The editors of the Washington Post, who never met a war they didn’t like, are distraught that President Trump, without consulting his advisors, allies, or the military, has ordered that U. S. troops be withdrawn from Syria:
Betrayed by the United States and forced to fight a potentially bloody conflict with Turkey, the Kurdish-led forces could quickly abandon any further effort to control the Islamic State. They might well set free the tens of thousands of former militants and family members held in SDF-controlled camps. The 1,000 U.S. troops in Syria could be forced to withdraw entirely, which would be a major victory for Russia and open the way for Iran to entrench its forces along Israel’s northern border. U.S. allies around the world meanwhile will have reason to question whether they should cooperate with a government that so casually abandons military partners.
Just for the record, I think that President Trump’s remarks about retaliation against Turkey were Turkey to overreach and “great and unmatched wisdom” are overblown and border on the unhinged. They will, no doubt, be trumpeted by the media.
I wonder what the editors think the legal pretext for the U. S.’s maintaining troops in Syria might be? It certainly isn’t Security Council authorization. None has been forthcoming. In fact we are in violation of our obligations with respect to the United Nations already.

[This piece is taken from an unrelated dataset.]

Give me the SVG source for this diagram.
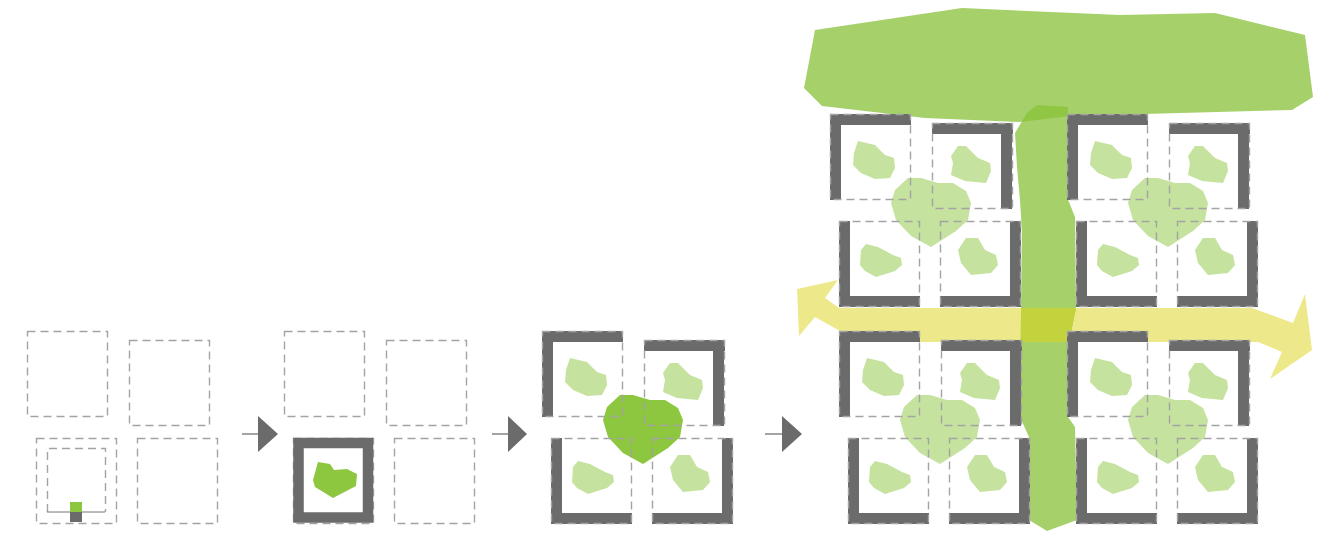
<svg xmlns="http://www.w3.org/2000/svg" xmlns:xlink="http://www.w3.org/1999/xlink" width="1332" height="534" viewBox="0 0 1332 534">
  <style>
    .dash { fill: none; stroke: #a3a3a3; stroke-width: 1.4; stroke-dasharray: 8 5; }
    .wall { fill: #6b6b6b; }
    .leaf { fill: #c5e29f; }
    .core-dark { fill: #8dc63f; }
    .core-light { fill: #c5e29f; }
    .canopy { fill: #a6d06a; }
    .river { fill: #a6d06a; }
    .river-under-canopy { fill: #8fc644; }
    .path { fill: #ede98a; }
    .river-on-path { fill: #c3d33e; }
    .link { stroke: #666666; stroke-width: 1.2; fill: none; }
    .head { fill: #6b6b6b; }
  </style>
  <defs>
    <!-- four plots of one block, in local coordinates -->
    <g id="frames">
      <rect class="dash" x="0.5" y="0.5" width="80" height="85"/>
      <rect class="dash" x="102.5" y="9.5" width="80" height="85"/>
      <rect class="dash" x="9.5" y="107.5" width="80" height="85"/>
      <rect class="dash" x="110.5" y="107.5" width="80" height="85"/>
    </g>
    <g id="walls">
      <rect class="wall" x="0" y="0" width="81" height="11"/>
      <rect class="wall" x="0" y="0" width="11" height="86"/>
      <rect class="wall" x="102" y="9" width="81" height="11"/>
      <rect class="wall" x="171" y="9" width="11" height="86"/>
      <rect class="wall" x="9" y="107" width="11" height="86"/>
      <rect class="wall" x="9" y="182" width="81" height="11"/>
      <rect class="wall" x="180" y="107" width="11" height="86"/>
      <rect class="wall" x="110" y="182" width="81" height="11"/>
    </g>
    <g id="leaves">
      <path class="leaf" d="M28,27 L45,31 55,41 64,44 65,54 60,64 45,65 31,59 23,51 24,39Z"/>
      <path class="leaf" d="M128,32 L136,32 148,44 160,49 161,57 156,69 135,67 121,61 123,49 121,42Z"/>
      <path class="leaf" d="M36,130 L48,133 63,141 71,144 72,151 65,157 46,163 35,157 30,151 31,136Z"/>
      <path class="leaf" d="M136,124 L148,124 155,136 166,141 168,151 161,159 141,161 131,149 128,136Z"/>
    </g>
    <path id="core" d="M78,64 L91,64 108,69 123,69 136,77 141,89 138,106 126,117 101,133 81,122 66,106 61,89 65,76Z"/>

    <polygon id="canopy-shape" points="815,30 962,8 1120,15 1215,13 1305,35 1313,97 1292,110 1070,116 1020,122 925,118 822,106 804,88"/>
    <polygon id="path-shape" points="797,289 838,280 825,298 839,308 1252,308 1293,323 1305,294 1312,350 1270,379 1282,352 1258,342 920,342 840,331 815,317 799,336"/>
    <polygon id="river-shape" points="1037,105 1068,107 1067,197 1075,217 1076,308 1069,342 1068,417 1075,427 1077,520 1047,531 1029,520 1029,437 1020,417 1021,310 1022,233 1020,200 1017,167 1015,133 1027,113"/>

    <clipPath id="clip-canopy"><use xlink:href="#canopy-shape"/></clipPath>
    <clipPath id="clip-path"><use xlink:href="#path-shape"/></clipPath>
  </defs>

  <!-- stage 1: empty plots with a seed -->
  <g id="stage1" transform="translate(27,331)">
    <use xlink:href="#frames"/>
    <g id="seed">
      <path class="dash" d="M20.5,181 V117.5 H78.5 V181"/>
      <line x1="20" y1="181" x2="78" y2="181" stroke="#777777" stroke-width="1"/>
      <rect x="43" y="171" width="12" height="10" fill="#8dc63f"/>
      <rect x="43" y="181" width="12" height="10" fill="#6b6b6b"/>
    </g>
  </g>

  <!-- stage 2: one enclosed plot with a garden -->
  <g id="stage2">
    <g transform="translate(284,331)">
      <use xlink:href="#frames"/>
    </g>
    <g id="stage2-court">
      <rect x="298.5" y="443" width="69.5" height="74.5" fill="#ffffff" stroke="#6b6b6b" stroke-width="10.5"/>
      <path class="core-dark" d="M318,462 L330,464 334,470 347,469 357,474 356,486 333,498 315,487 313,480Z"/>
    </g>
  </g>

  <!-- stage 3: a block of four plots around a shared garden -->
  <g id="stage3" transform="translate(542,331)">
    <use xlink:href="#leaves"/>
    <use xlink:href="#core" class="core-dark"/>
    <use xlink:href="#walls"/>
    <use xlink:href="#frames"/>
  </g>

  <!-- stage 4: four blocks, canopy, green corridor and path -->
  <g id="stage4">
    <g id="path">
      <use xlink:href="#path-shape" class="path"/>
    </g>
    <g id="canopy">
      <use xlink:href="#canopy-shape" class="canopy"/>
    </g>
    <g id="river">
      <use xlink:href="#river-shape" class="river"/>
      <use xlink:href="#river-shape" class="river-under-canopy" clip-path="url(#clip-canopy)"/>
      <use xlink:href="#river-shape" class="river-on-path" clip-path="url(#clip-path)"/>
    </g>
    <g id="block-nw" transform="translate(830,114)">
      <use xlink:href="#leaves"/>
      <use xlink:href="#core" class="core-light"/>
      <use xlink:href="#walls"/>
      <use xlink:href="#frames"/>
    </g>
    <g id="block-ne" transform="translate(1067,114)">
      <use xlink:href="#leaves"/>
      <use xlink:href="#core" class="core-light"/>
      <use xlink:href="#walls"/>
      <use xlink:href="#frames"/>
    </g>
    <g id="block-sw" transform="translate(839,331)">
      <use xlink:href="#leaves"/>
      <use xlink:href="#core" class="core-light"/>
      <use xlink:href="#walls"/>
      <use xlink:href="#frames"/>
    </g>
    <g id="block-se" transform="translate(1067,331)">
      <use xlink:href="#leaves"/>
      <use xlink:href="#core" class="core-light"/>
      <use xlink:href="#walls"/>
      <use xlink:href="#frames"/>
    </g>
  </g>

  <!-- step arrows -->
  <g id="connectors">
    <line class="link" x1="242" y1="434" x2="259" y2="434"/>
    <polygon class="head" points="258,416 278,434 258,452"/>
    <line class="link" x1="492" y1="434" x2="509" y2="434"/>
    <polygon class="head" points="508,416 527,434 508,452"/>
    <line class="link" x1="765" y1="434" x2="783" y2="434"/>
    <polygon class="head" points="782,416 802,434 782,452"/>
  </g>
</svg>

It also can no longer be that Syria is “unwilling or unable” to to defend itself, the explanation on which the Obama Administration relied heavily.
I also note that the editors of the WaPo never complained about our supplying Al Qaeda in Syria which we have in fact done.
I wonder what the editors not to mention the Kurds expected? Did they expect the U. S. to occupy Syria permanently? That was never going to happen and it has always been obvious that it wouldn’t happen.
Removing our troops peremptorily from Syria is another case of a typically Trumpian approach to policy—doing the right thing in the wrong way for the wrong reason. Given only the choices between that and doing the wrong thing in the right way for the right reason, I think I prefer the former.
I would much rather be doing the right thing in the right way for the right reason but if there is one thing I have learned it is that I don’t get what I want.
Meanwhile, what about Erdogan’s Turkey? Kemalist Turkey was admitted to NATO not Islamist Turkey. Is there really a role for an Islamist Turkey in NATO? Rather than pieties about the fate of the Kurds we should be concerning ourselves with addressing that.